Le ministre a précisé vendredi qu'il avait donné consigne aux préfets de faire "systématiquement appel" en cas en libération, "même si cela n'est pas suspensif".

"Le problème c'est qu'il y a trop d'OQTF et donc trop de personnes dans ces centres de rétention qui mélangent des personnes qui n'ont rien à voir: des personnes dont le seul tort est d'être sans-papiers, d'autres dangereuses sur lesquelles il faudrait se concentrer", déplore la contrôleuse des prisons Dominique Simonnot.

- "Vigie" -

"Il faudrait raccourcir leur durée de séjour plutôt que de l'augmenter afin que les préfectures se donnent les moyens de faire exécuter les OQTF des personnes réellement dangereuses", dit-elle, alors que le ministre entend étendre le délai maximum de rétention de 90 (sauf en cas de terrorisme) à 210 jours.
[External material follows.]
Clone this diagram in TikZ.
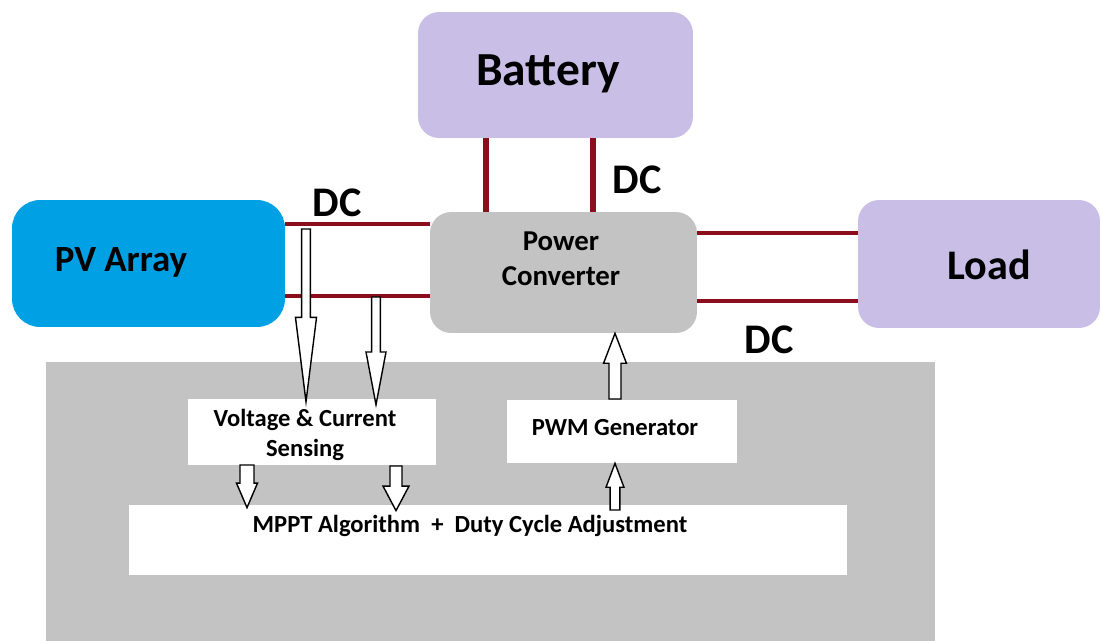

Déplorant le faux procès fait aux associations, la contrôleuse des prisons relève qu'elles sont "indépendantes de tout pouvoir, ce qui n'est pas le cas de l'Ofii, placé sous la direction du ministère de l'Intérieur".

"Certains personnels de ces associations" sont "philosophiquement hostiles à l'esprit de la commande publique qui est l'aide juridique, mais qui n'est pas celle d'être contre toute idée de reconduite", se défend le directeur de l'Ofii, Didier Leschi. Il rappelle que l'organisme intervient déjà dans les CRA, notamment pour préparer les migrants au départ.

"Ce qui semble visé est davantage le rôle de témoignage et de +vigie+ sur le respect des droits humains que jouent les associations dans ces lieux de privation de liberté", estime Mme Carrey-Conte.

Dans leur rapport annuel, les associations avaient relevé qu'il y était "de plus en plus difficile d'y faire valoir ses droits". Elles constataient une augmentation des violences: entre personnes retenues - certaines souffrant de problèmes psychiatriques lourds - ou par des policiers.